[Figure scripts]

►

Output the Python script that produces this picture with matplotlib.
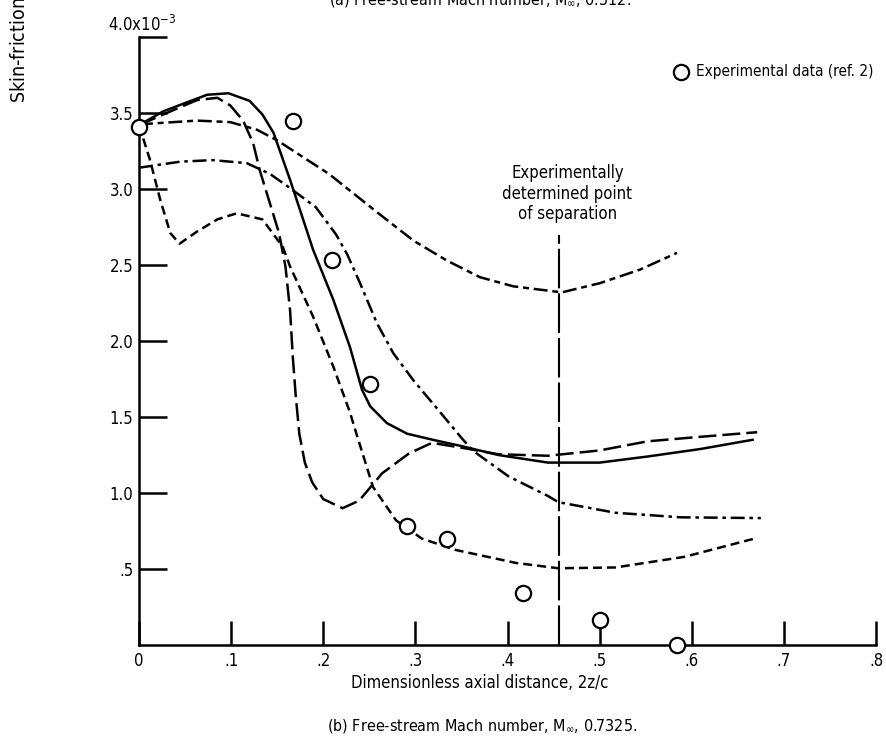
import matplotlib
matplotlib.use("Agg")
import matplotlib.pyplot as plt
from matplotlib import font_manager

# narrow face if one is installed, else condensed DejaVu
names = {f.name for f in font_manager.fontManager.ttflist}
if 'Liberation Sans Narrow' in names:
    plt.rcParams['font.family'] = ['Liberation Sans Narrow', 'DejaVu Sans']
else:
    plt.rcParams['font.family'] = ['DejaVu Sans']
    plt.rcParams['font.stretch'] = 'condensed'

# skin-friction coefficient (x 10^-3) vs 2z/c
solid_x = [0, 0.026, 0.052, 0.074, 0.097, 0.12, 0.134, 0.146, 0.164, 0.189, 0.211,
           0.229, 0.242, 0.251, 0.269, 0.291, 0.319, 0.349, 0.39, 0.444, 0.5,
           0.552, 0.61, 0.666]
solid_y = [3.42, 3.51, 3.57, 3.62, 3.63, 3.58, 3.49, 3.37, 3.06, 2.60, 2.27,
           1.96, 1.68, 1.57, 1.46, 1.39, 1.35, 1.31, 1.25, 1.20, 1.20,
           1.24, 1.29, 1.35]

longdash_x = [0, 0.03, 0.063, 0.085, 0.099, 0.113, 0.124, 0.131, 0.152, 0.159, 0.164,
              0.167, 0.170, 0.174, 0.180, 0.188, 0.20, 0.221, 0.239, 0.264, 0.293,
              0.318, 0.358, 0.39, 0.444, 0.5, 0.552, 0.61, 0.671]
longdash_y = [3.42, 3.50, 3.585, 3.60, 3.55, 3.45, 3.30, 3.125, 2.71, 2.49, 2.20,
              1.89, 1.65, 1.39, 1.20, 1.07, 0.96, 0.90, 0.95, 1.13, 1.26,
              1.33, 1.29, 1.255, 1.245, 1.28, 1.34, 1.37, 1.40]

upper_x = [0, 0.012, 0.063, 0.099, 0.128, 0.15, 0.206, 0.262, 0.298, 0.334, 0.37,
           0.406, 0.459, 0.5, 0.544, 0.584]
upper_y = [3.42, 3.43, 3.45, 3.44, 3.39, 3.32, 3.10, 2.83, 2.66, 2.53, 2.42,
           2.36, 2.32, 2.38, 2.47, 2.58]

dashdot_x = [0, 0.045, 0.08, 0.117, 0.142, 0.163, 0.192, 0.214, 0.226, 0.240, 0.258,
             0.276, 0.298, 0.323, 0.349, 0.362, 0.401, 0.444, 0.455, 0.517, 0.588,
             0.675]
dashdot_y = [3.14, 3.18, 3.19, 3.17, 3.10, 3.01, 2.88, 2.70, 2.57, 2.38, 2.12,
             1.92, 1.74, 1.56, 1.37, 1.28, 1.11, 0.98, 0.94, 0.87, 0.84,
             0.835]

short_x = [0, 0.012, 0.023, 0.034, 0.044, 0.063, 0.085, 0.106, 0.134, 0.156, 0.164,
           0.189, 0.211, 0.229, 0.236, 0.254, 0.279, 0.307, 0.344, 0.409, 0.455,
           0.517, 0.592, 0.668]
short_y = [3.42, 3.19, 2.93, 2.71, 2.64, 2.72, 2.80, 2.84, 2.80, 2.62, 2.49,
           2.16, 1.83, 1.53, 1.39, 1.04, 0.82, 0.70, 0.625, 0.54, 0.505,
           0.51, 0.58, 0.70]

exp_x = [0, 0.167, 0.21, 0.251, 0.291, 0.334, 0.417, 0.5, 0.584]
exp_y = [3.41, 3.45, 2.53, 1.72, 0.78, 0.70, 0.34, 0.165, 0.0]

sep_x = 0.456
sep_top = 2.70

xticks = [0, 0.1, 0.2, 0.3, 0.4, 0.5, 0.6, 0.7, 0.8]
xlabels = ['0', '.1', '.2', '.3', '.4', '.5', '.6', '.7', '.8']
yticks = [0.5, 1.0, 1.5, 2.0, 2.5, 3.0, 3.5, 4.0]
ylabels = ['.5', '1.0', '1.5', '2.0', '2.5', '3.0', '3.5', '']

fig = plt.figure(figsize=(8.86, 7.45), dpi=100)
ax = fig.add_axes([139 / 886, 1 - 645 / 745, 737 / 886, 608 / 745])

lw = 1.8
ax.plot(solid_x, solid_y, color='black', lw=lw)
ax.plot(longdash_x, longdash_y, color='black', lw=lw, dashes=(7.2, 2.4))
ax.plot(upper_x, upper_y, color='black', lw=lw, dashes=(5.6, 1.9, 2.4, 1.9))
ax.plot(dashdot_x, dashdot_y, color='black', lw=lw, dashes=(5.6, 1.9, 1.4, 1.9))
ax.plot(short_x, short_y, color='black', lw=lw, dashes=(3.6, 2.0))
ax.plot([sep_x, sep_x], [0, sep_top], color='black', lw=1.5, dashes=(19, 2.4))
ax.plot(exp_x, exp_y, 'o', ms=11, mfc='white', mec='black', mew=1.6,
        clip_on=False, zorder=5)

ax.set_xlim(0, 0.8)
ax.set_ylim(0, 4.0)
for s in ['top', 'right']:
    ax.spines[s].set_visible(False)
for s in ['left', 'bottom']:
    ax.spines[s].set_linewidth(1.8)

ax.set_xticks(xticks)
ax.set_xticklabels(xlabels)
ax.set_yticks(yticks)
ax.set_yticklabels(ylabels)
ax.tick_params(axis='x', direction='in', length=17, width=1.8, pad=5, labelsize=12)
ax.tick_params(axis='y', direction='in', length=20, width=1.8, pad=4, labelsize=12)

ax.text(-0.034, 4.08, '4.0x10$^{-3}$', ha='left', va='center', fontsize=12,
        clip_on=False)

# legend
ax.plot([0.5885], [3.77], 'o', ms=11, mfc='white', mec='black', mew=1.6, clip_on=False)
ax.text(0.605, 3.77, 'Experimental data (ref. 2)', ha='left', va='center', fontsize=11)

ax.text(0.465, 2.97, 'Experimentally\ndetermined point\nof separation',
        ha='center', va='center', fontsize=12, linespacing=1.15)

fig.text(480 / 886, 1 - 683 / 745, 'Dimensionless axial distance, 2z/c',
         ha='center', va='center', fontsize=12)
fig.text(482 / 886, 1 - 726 / 745, '(b) Free-stream Mach number, M$_{\\infty}$, 0.7325.',
         ha='center', va='center', fontsize=11.5)
fig.text(480 / 886, 1 - 0 / 745, '(a) Free-stream Mach number, M$_{\\infty}$, 0.512.',
         ha='center', va='center', fontsize=11.5)
fig.text(20 / 886, 1 - 103 / 745, 'Skin-friction coefficient, c$_f$',
         ha='center', va='bottom', rotation=90, fontsize=14)

fig.savefig('out.png', dpi=100)
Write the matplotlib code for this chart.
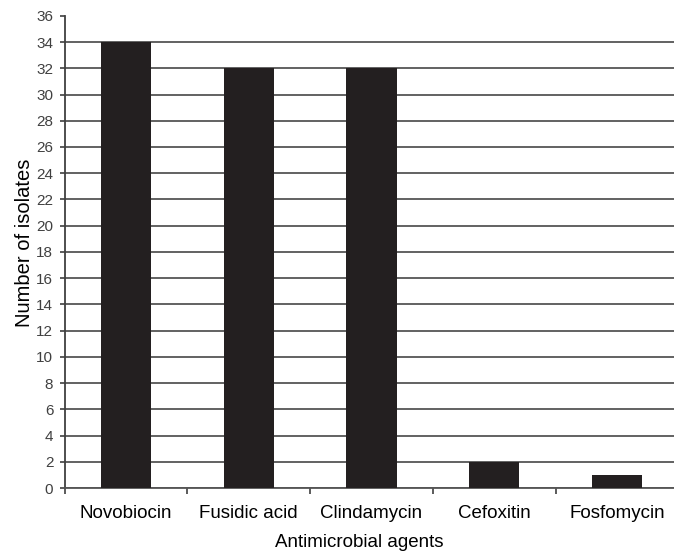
import matplotlib
matplotlib.use("Agg")
import matplotlib.pyplot as plt
import numpy as np

categories = ["Novobiocin", "Fusidic acid", "Clindamycin", "Cefoxitin", "Fosfomycin"]
isolates = [34, 32, 32, 2, 1]
y_ticks = list(range(0, 37, 2))

plt.rcParams['font.family'] = ['Liberation Sans', 'DejaVu Sans']

fig = plt.figure(figsize=(6.74, 5.54), dpi=100)
ax = fig.add_axes([64.5 / 674, 1 - 488 / 554, 614 / 674, (488 - 15.8) / 554])

x = np.arange(len(categories))
ax.bar(x, isolates, width=0.41, color="#231f20", zorder=3)

ax.set_xlim(-0.5, len(categories) - 0.5)
ax.set_ylim(0, 36)
ax.set_yticks(y_ticks)
ax.set_yticklabels([str(v) for v in y_ticks], fontsize=11, color="#404040")
ax.tick_params(axis='y', direction='out', length=3.6, width=1.2, color="#404040", pad=4.5)

ax.set_xticks(np.arange(-0.5, len(categories)), labels=[""] * (len(categories) + 1))
ax.tick_params(axis='x', which='major', direction='out', length=4.3, width=1.2, color="#404040")
ax.set_xticks(x, labels=categories, minor=True)
ax.tick_params(axis='x', which='minor', length=0, pad=12, labelsize=13.5, labelcolor="black")

ax.yaxis.grid(True, color="#555555", linewidth=1.3, zorder=1)
ax.set_axisbelow(True)
ax.yaxis.get_gridlines()[-1].set_visible(False)

for s in ['top', 'right']:
    ax.spines[s].set_visible(False)
ax.spines['left'].set_color("#404040")
ax.spines['left'].set_linewidth(1.3)
ax.spines['bottom'].set_color("#555555")
ax.spines['bottom'].set_linewidth(1.3)

ax.set_xlabel("Antimicrobial agents", fontsize=13.5)
ax.xaxis.set_label_coords(359 / 674, 1 - 547 / 554, transform=fig.transFigure)
ax.xaxis.label.set_va('baseline')

ax.set_ylabel("Number of isolates", fontsize=14.5)
ax.yaxis.set_label_coords(25 / 674, 1 - 243 / 554, transform=fig.transFigure)
ax.yaxis.label.set_va('center')

fig.savefig("out.png", dpi=100)
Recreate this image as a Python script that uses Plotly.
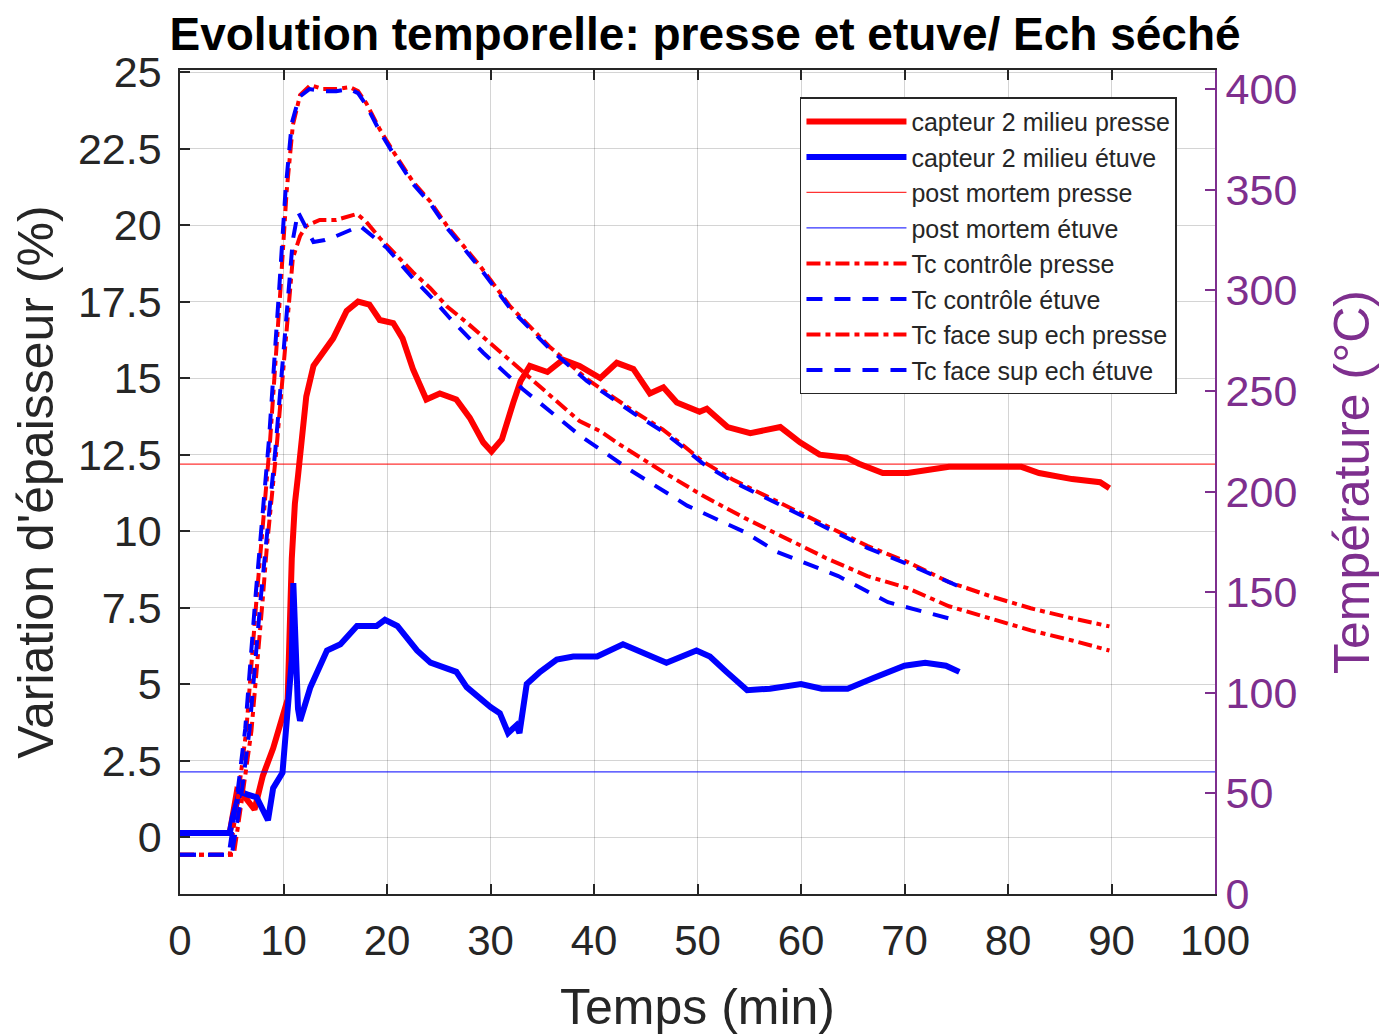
import plotly.graph_objects as go

# ---------------- data ----------------
t_cap_presse = [0, 4.8, 5.5, 6.3, 7.2, 8.0, 9.0, 9.5, 10.4, 10.8, 11.1, 11.4, 11.8, 12.2, 12.9, 13.8,
                14.8, 16.1, 17.2, 18.3, 19.3, 20.6, 21.5, 22.5, 23.8, 25.1, 26.7, 28.0, 29.3, 30.1,
                31.1, 32.2, 32.9, 33.8, 35.5, 37.0, 38.6, 40.6, 42.2, 43.8, 45.4, 46.7, 48.0, 50.2,
                50.9, 52.9, 55.1, 58.0, 59.9, 61.8, 64.4, 65.6, 67.9, 70.3, 74.3, 78.3, 81.3, 83.0,
                86.2, 88.9, 89.8]
v_cap_presse = [0.13, 0.13, 1.5, 1.3, 0.9, 2.0, 2.9, 3.5, 4.5, 9.1, 10.9, 11.8, 12.9, 14.4, 15.4, 15.8,
                16.3, 17.2, 17.5, 17.4, 16.9, 16.8, 16.3, 15.3, 14.3, 14.5, 14.3, 13.7, 12.9, 12.6,
                13.0, 14.2, 14.9, 15.4, 15.2, 15.6, 15.4, 15.0, 15.5, 15.3, 14.5, 14.7, 14.2, 13.9,
                14.0, 13.4, 13.2, 13.4, 12.9, 12.5, 12.4, 12.2, 11.9, 11.9, 12.1, 12.1, 12.1, 11.9,
                11.7, 11.6, 11.4]

t_cap_etuve = [0, 4.8, 5.1, 5.8, 6.4, 7.4, 8.5, 9.0, 9.9, 10.3, 10.8, 10.95, 11.4, 11.6, 12.6, 14.2,
               15.5, 17.1, 19.0, 19.8, 21.0, 22.9, 24.2, 26.7, 27.7, 30.0, 30.9, 31.7, 32.5, 32.8,
               33.5, 34.8, 36.4, 38.0, 40.3, 42.8, 44.1, 47.0, 49.9, 51.2, 52.8, 54.8, 57.0, 60.0,
               62.0, 64.5, 67.0, 70.0, 72.0, 74.0, 75.3]
v_cap_etuve = [0.13, 0.13, 0.65, 1.5, 1.4, 1.3, 0.55, 1.6, 2.1, 3.6, 5.8, 8.3, 4.2, 3.8, 4.9, 6.1,
               6.3, 6.9, 6.9, 7.1, 6.9, 6.1, 5.7, 5.4, 4.9, 4.25, 4.05, 3.4, 3.65, 3.4,
               5.0, 5.4, 5.8, 5.9, 5.9, 6.3, 6.1, 5.7, 6.1, 5.9, 5.4, 4.8, 4.85, 5.0,
               4.85, 4.85, 5.2, 5.6, 5.7, 5.6, 5.4]

pm_x = [0, 100]
pm_presse = 12.19
pm_etuve = 2.13

t_ctrl_presse = [0, 4.8, 5.5, 6.4, 7.4, 8.7, 9.7, 10.3, 10.9, 11.6, 12.6, 13.8, 15.1, 16.4, 17.2,
                 18.0, 19.3, 20.6, 22.5, 24.2, 25.8, 27.4, 29.0, 30.6, 31.9, 35.7, 39.3, 43.8, 46.6,
                 48.6, 50.5, 53.4, 58.5, 62.4, 66.4, 70.3, 74.3, 78.3, 82.2, 86.2, 89.8]
T_ctrl_presse = [19.5, 19.5, 44, 81, 147, 225, 300, 349, 382, 397, 402, 400, 400, 401, 399,
                 393, 380, 369, 354, 344, 332, 322, 312, 301, 292, 272, 256, 240, 231,
                 223, 215, 206, 193, 183, 173, 165, 155, 148, 142, 137, 133]

t_ctrl_etuve = [0, 4.7, 5.4, 6.3, 7.3, 8.6, 9.6, 10.2, 10.8, 11.5, 12.5, 13.8, 15.1, 16.4, 17.2,
                18.0, 19.3, 20.6, 22.5, 24.2, 25.8, 27.4, 29.0, 30.6, 31.9, 35.7, 39.3, 43.8, 46.6,
                48.6, 50.5, 53.4, 58.5, 62.4, 66.4, 70.3, 74.3, 75.2]
T_ctrl_etuve = [19.5, 19.5, 44, 82, 148, 226, 302, 350, 383, 396, 400, 399, 399, 400, 398,
                392, 379, 368, 353, 343, 331, 321, 311, 300, 291, 271, 255, 239, 230,
                222, 214, 205, 192, 182, 172, 164, 155, 153]

t_face_presse = [0, 5.2, 5.9, 6.9, 8.0, 8.4, 9.3, 10.6, 10.9, 11.6, 12.2, 13.5, 15.1, 17.1, 18.0,
                 19.3, 21.0, 22.5, 24.2, 25.8, 27.7, 31.9, 35.7, 38.6, 40.6, 42.6, 46.6, 50.5,
                 54.5, 58.5, 62.4, 66.4, 70.3, 74.3, 78.3, 82.2, 86.2, 89.8]
T_face_presse = [19.5, 19.5, 44, 81, 147, 173, 220, 294, 316, 327, 332, 335, 335, 338, 334,
                 326, 317, 309, 301, 292, 284, 265, 248, 235, 230, 223, 210, 198,
                 187, 177, 167, 158, 152, 143, 137, 131, 126, 121]

t_face_etuve = [0, 5.0, 5.8, 6.7, 7.8, 8.3, 9.2, 10.4, 10.9, 11.4, 12.0, 12.9, 14.0, 15.1, 17.4,
                18.6, 20.0, 22.5, 24.4, 26.1, 29.3, 33.1, 36.7, 38.6, 40.6, 43.4, 49.0, 54.5,
                57.7, 63.6, 68.4, 73.5, 75.0]
T_face_etuve = [19.5, 19.5, 44, 81, 147, 173, 220, 294, 325, 339, 333, 324, 325, 327, 332,
                327, 321, 306, 296, 286, 269, 251, 236, 228, 221, 211, 193, 180,
                170, 158, 145, 138, 136]

x_ticks = list(range(0, 101, 10))
y_ticks = [0, 2.5, 5, 7.5, 10, 12.5, 15, 17.5, 20, 22.5, 25]
y_ticktext = ["0", "2.5", "5", "7.5", "10", "12.5", "15", "17.5", "20", "22.5", "25"]
y2_ticks = list(range(0, 401, 50))

title_text = "Evolution temporelle: presse et etuve/ Ech séché"
x_title = "Temps (min)"
y_title = "Variation d'épaisseur (%)"
y2_title = "Température (°C)"

# ---------------- style ----------------
RED = "#FF0000"
BLUE = "#0000FF"
PURPLE = "#7E2F8E"
DARK = "#262626"
FONT = "Liberation Sans, Arial, Helvetica, sans-serif"
RED_DASH = "14px,5px,5px,5px"
BLUE_DASH = "16px,12px"
GRID = "rgba(0,0,0,0.17)"

fig = go.Figure()

fig.add_trace(go.Scatter(x=t_cap_presse, y=v_cap_presse, mode="lines", name="capteur 2 milieu presse",
                         line=dict(color=RED, width=6)))
fig.add_trace(go.Scatter(x=t_cap_etuve, y=v_cap_etuve, mode="lines", name="capteur 2 milieu étuve",
                         line=dict(color=BLUE, width=6)))
fig.add_trace(go.Scatter(x=pm_x, y=[pm_presse] * 2, mode="lines", name="post mortem presse",
                         line=dict(color=RED, width=1.3), opacity=0.8))
fig.add_trace(go.Scatter(x=pm_x, y=[pm_etuve] * 2, mode="lines", name="post mortem étuve",
                         line=dict(color=BLUE, width=1.3), opacity=0.8))
fig.add_trace(go.Scatter(x=t_ctrl_presse, y=T_ctrl_presse, mode="lines", name="Tc contrôle presse",
                         line=dict(color=RED, width=4, dash=RED_DASH), yaxis="y2"))
fig.add_trace(go.Scatter(x=t_ctrl_etuve, y=T_ctrl_etuve, mode="lines", name="Tc contrôle étuve",
                         line=dict(color=BLUE, width=4, dash=BLUE_DASH), yaxis="y2"))
fig.add_trace(go.Scatter(x=t_face_presse, y=T_face_presse, mode="lines", name="Tc face sup ech presse",
                         line=dict(color=RED, width=4, dash=RED_DASH), yaxis="y2"))
fig.add_trace(go.Scatter(x=t_face_etuve, y=T_face_etuve, mode="lines", name="Tc face sup ech étuve",
                         line=dict(color=BLUE, width=4, dash=BLUE_DASH), yaxis="y2"))

fig.update_layout(
    width=1383, height=1035,
    margin=dict(l=180, r=168, t=70, b=141, autoexpand=False),
    paper_bgcolor="white", plot_bgcolor="white",
    font=dict(family=FONT, color=DARK),
    title=dict(text="<b>" + title_text + "</b>", x=0.5098, xanchor="center", y=0.967, yanchor="middle",
               font=dict(size=46, color="black", family=FONT)),
    showlegend=True,
    legend=dict(x=0.599, y=0.967, xanchor="left", yanchor="top", bgcolor="white",
                bordercolor=DARK, borderwidth=1.5, font=dict(size=25, color=DARK, family=FONT),
                itemwidth=100, traceorder="normal"),
    xaxis=dict(range=[0, 100], tickvals=x_ticks, ticks="inside", ticklen=10, tickwidth=1.5,
               tickcolor=DARK, showline=True, linecolor=DARK, linewidth=1.5, mirror="ticks",
               showgrid=True, gridcolor=GRID, gridwidth=1, zeroline=False, automargin=False,
               ticklabelstandoff=9,
               tickfont=dict(size=42, color=DARK),
               title=dict(text=x_title, font=dict(size=50, color=DARK), standoff=33)),
    yaxis=dict(range=[-1.86, 25.07], tickvals=y_ticks, ticktext=y_ticktext, ticks="inside", ticklen=10,
               tickwidth=1.5, tickcolor=DARK, showline=True, linecolor=DARK, linewidth=1.5,
               showgrid=True, gridcolor=GRID, gridwidth=1, zeroline=False, automargin=False,
               ticklabelstandoff=8,
               tickfont=dict(size=43, color=DARK),
               title=dict(text=y_title, font=dict(size=50, color=DARK), standoff=8)),
    yaxis2=dict(range=[0, 409.5], tickvals=y2_ticks, overlaying="y", side="right", ticks="inside", ticklen=10,
                tickwidth=1.5, tickcolor=PURPLE, showline=True, linecolor=PURPLE, linewidth=2,
                showgrid=False, zeroline=False, automargin=False, tickfont=dict(size=43, color=PURPLE),
                title=dict(text=y2_title, font=dict(size=50, color=PURPLE), standoff=38)),
)

fig.write_html("out.html", config={"displayModeBar": False},
               post_script="document.body.style.margin='0px';")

◄

Exercise brief
Starting at the first line of the entries, restate word for word everything through the line that holds "1.24, 1.29, 1.35]", both ends included, but omit any pictures.

Task response
Output the Python script that produces this picture with matplotlib.
import matplotlib
matplotlib.use("Agg")
import matplotlib.pyplot as plt
from matplotlib import font_manager

# narrow face if one is installed, else condensed DejaVu
names = {f.name for f in font_manager.fontManager.ttflist}
if 'Liberation Sans Narrow' in names:
    plt.rcParams['font.family'] = ['Liberation Sans Narrow', 'DejaVu Sans']
else:
    plt.rcParams['font.family'] = ['DejaVu Sans']
    plt.rcParams['font.stretch'] = 'condensed'

# skin-friction coefficient (x 10^-3) vs 2z/c
solid_x = [0, 0.026, 0.052, 0.074, 0.097, 0.12, 0.134, 0.146, 0.164, 0.189, 0.211,
           0.229, 0.242, 0.251, 0.269, 0.291, 0.319, 0.349, 0.39, 0.444, 0.5,
           0.552, 0.61, 0.666]
solid_y = [3.42, 3.51, 3.57, 3.62, 3.63, 3.58, 3.49, 3.37, 3.06, 2.60, 2.27,
           1.96, 1.68, 1.57, 1.46, 1.39, 1.35, 1.31, 1.25, 1.20, 1.20,
           1.24, 1.29, 1.35]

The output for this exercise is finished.